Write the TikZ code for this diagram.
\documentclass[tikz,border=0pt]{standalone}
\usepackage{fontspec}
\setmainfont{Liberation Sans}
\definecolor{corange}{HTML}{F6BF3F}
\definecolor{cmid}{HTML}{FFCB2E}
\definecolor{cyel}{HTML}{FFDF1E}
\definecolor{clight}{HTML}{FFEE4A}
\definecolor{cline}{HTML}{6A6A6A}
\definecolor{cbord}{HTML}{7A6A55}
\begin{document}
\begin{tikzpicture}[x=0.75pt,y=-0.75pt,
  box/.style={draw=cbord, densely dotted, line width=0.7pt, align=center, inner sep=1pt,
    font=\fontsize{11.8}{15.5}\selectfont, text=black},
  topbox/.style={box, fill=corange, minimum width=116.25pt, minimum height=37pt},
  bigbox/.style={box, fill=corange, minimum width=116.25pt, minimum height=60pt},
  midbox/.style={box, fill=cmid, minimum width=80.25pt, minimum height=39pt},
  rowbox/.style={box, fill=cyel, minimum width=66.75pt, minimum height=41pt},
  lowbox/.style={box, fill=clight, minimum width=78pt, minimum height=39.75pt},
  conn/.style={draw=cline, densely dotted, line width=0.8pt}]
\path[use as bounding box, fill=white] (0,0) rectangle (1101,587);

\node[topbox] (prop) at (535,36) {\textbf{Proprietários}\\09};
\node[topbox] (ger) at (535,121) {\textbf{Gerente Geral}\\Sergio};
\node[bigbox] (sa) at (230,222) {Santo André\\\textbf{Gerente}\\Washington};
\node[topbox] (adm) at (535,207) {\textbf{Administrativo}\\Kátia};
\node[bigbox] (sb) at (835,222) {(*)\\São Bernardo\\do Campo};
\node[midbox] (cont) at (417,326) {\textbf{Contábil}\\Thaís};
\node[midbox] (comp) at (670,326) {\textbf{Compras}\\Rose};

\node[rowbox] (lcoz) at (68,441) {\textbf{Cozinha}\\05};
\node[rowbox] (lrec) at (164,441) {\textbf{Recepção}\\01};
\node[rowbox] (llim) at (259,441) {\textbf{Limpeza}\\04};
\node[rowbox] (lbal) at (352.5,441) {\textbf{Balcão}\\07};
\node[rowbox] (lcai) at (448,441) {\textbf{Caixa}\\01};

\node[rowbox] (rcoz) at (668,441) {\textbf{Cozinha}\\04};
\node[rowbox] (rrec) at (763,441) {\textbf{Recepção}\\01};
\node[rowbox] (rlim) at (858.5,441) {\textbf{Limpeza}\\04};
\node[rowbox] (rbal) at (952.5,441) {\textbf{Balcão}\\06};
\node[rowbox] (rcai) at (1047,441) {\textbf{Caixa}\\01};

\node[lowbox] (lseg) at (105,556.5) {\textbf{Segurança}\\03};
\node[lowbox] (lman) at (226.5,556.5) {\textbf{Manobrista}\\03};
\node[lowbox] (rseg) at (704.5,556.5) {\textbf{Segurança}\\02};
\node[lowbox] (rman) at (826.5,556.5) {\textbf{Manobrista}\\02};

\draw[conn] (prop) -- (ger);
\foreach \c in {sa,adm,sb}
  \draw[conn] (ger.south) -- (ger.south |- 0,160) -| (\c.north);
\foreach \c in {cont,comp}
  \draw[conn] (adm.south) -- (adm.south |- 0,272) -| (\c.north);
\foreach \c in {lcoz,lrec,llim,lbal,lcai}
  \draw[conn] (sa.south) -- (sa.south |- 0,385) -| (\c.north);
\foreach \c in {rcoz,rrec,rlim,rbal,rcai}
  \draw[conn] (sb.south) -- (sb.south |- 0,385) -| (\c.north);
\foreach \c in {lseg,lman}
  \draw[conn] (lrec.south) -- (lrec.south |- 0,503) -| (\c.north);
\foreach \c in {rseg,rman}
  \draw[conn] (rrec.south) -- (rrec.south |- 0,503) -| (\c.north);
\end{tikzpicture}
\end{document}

##########

■ **What the exercise asks**:
Give back the whole listing exactly as it reads.

■ **Task solution**:
Write the TikZ code for this diagram.
\documentclass[tikz,border=0pt]{standalone}
\usepackage{fontspec}
\setmainfont{Liberation Sans}
\definecolor{corange}{HTML}{F6BF3F}
\definecolor{cmid}{HTML}{FFCB2E}
\definecolor{cyel}{HTML}{FFDF1E}
\definecolor{clight}{HTML}{FFEE4A}
\definecolor{cline}{HTML}{6A6A6A}
\definecolor{cbord}{HTML}{7A6A55}
\begin{document}
\begin{tikzpicture}[x=0.75pt,y=-0.75pt,
  box/.style={draw=cbord, densely dotted, line width=0.7pt, align=center, inner sep=1pt,
    font=\fontsize{11.8}{15.5}\selectfont, text=black},
  topbox/.style={box, fill=corange, minimum width=116.25pt, minimum height=37pt},
  bigbox/.style={box, fill=corange, minimum width=116.25pt, minimum height=60pt},
  midbox/.style={box, fill=cmid, minimum width=80.25pt, minimum height=39pt},
  rowbox/.style={box, fill=cyel, minimum width=66.75pt, minimum height=41pt},
  lowbox/.style={box, fill=clight, minimum width=78pt, minimum height=39.75pt},
  conn/.style={draw=cline, densely dotted, line width=0.8pt}]
\path[use as bounding box, fill=white] (0,0) rectangle (1101,587);

\node[topbox] (prop) at (535,36) {\textbf{Proprietários}\\09};
\node[topbox] (ger) at (535,121) {\textbf{Gerente Geral}\\Sergio};
\node[bigbox] (sa) at (230,222) {Santo André\\\textbf{Gerente}\\Washington};
\node[topbox] (adm) at (535,207) {\textbf{Administrativo}\\Kátia};
\node[bigbox] (sb) at (835,222) {(*)\\São Bernardo\\do Campo};
\node[midbox] (cont) at (417,326) {\textbf{Contábil}\\Thaís};
\node[midbox] (comp) at (670,326) {\textbf{Compras}\\Rose};

\node[rowbox] (lcoz) at (68,441) {\textbf{Cozinha}\\05};
\node[rowbox] (lrec) at (164,441) {\textbf{Recepção}\\01};
\node[rowbox] (llim) at (259,441) {\textbf{Limpeza}\\04};
\node[rowbox] (lbal) at (352.5,441) {\textbf{Balcão}\\07};
\node[rowbox] (lcai) at (448,441) {\textbf{Caixa}\\01};

\node[rowbox] (rcoz) at (668,441) {\textbf{Cozinha}\\04};
\node[rowbox] (rrec) at (763,441) {\textbf{Recepção}\\01};
\node[rowbox] (rlim) at (858.5,441) {\textbf{Limpeza}\\04};
\node[rowbox] (rbal) at (952.5,441) {\textbf{Balcão}\\06};
\node[rowbox] (rcai) at (1047,441) {\textbf{Caixa}\\01};

\node[lowbox] (lseg) at (105,556.5) {\textbf{Segurança}\\03};
\node[lowbox] (lman) at (226.5,556.5) {\textbf{Manobrista}\\03};
\node[lowbox] (rseg) at (704.5,556.5) {\textbf{Segurança}\\02};
\node[lowbox] (rman) at (826.5,556.5) {\textbf{Manobrista}\\02};

\draw[conn] (prop) -- (ger);
\foreach \c in {sa,adm,sb}
  \draw[conn] (ger.south) -- (ger.south |- 0,160) -| (\c.north);
\foreach \c in {cont,comp}
  \draw[conn] (adm.south) -- (adm.south |- 0,272) -| (\c.north);
\foreach \c in {lcoz,lrec,llim,lbal,lcai}
  \draw[conn] (sa.south) -- (sa.south |- 0,385) -| (\c.north);
\foreach \c in {rcoz,rrec,rlim,rbal,rcai}
  \draw[conn] (sb.south) -- (sb.south |- 0,385) -| (\c.north);
\foreach \c in {lseg,lman}
  \draw[conn] (lrec.south) -- (lrec.south |- 0,503) -| (\c.north);
\foreach \c in {rseg,rman}
  \draw[conn] (rrec.south) -- (rrec.south |- 0,503) -| (\c.north);
\end{tikzpicture}
\end{document}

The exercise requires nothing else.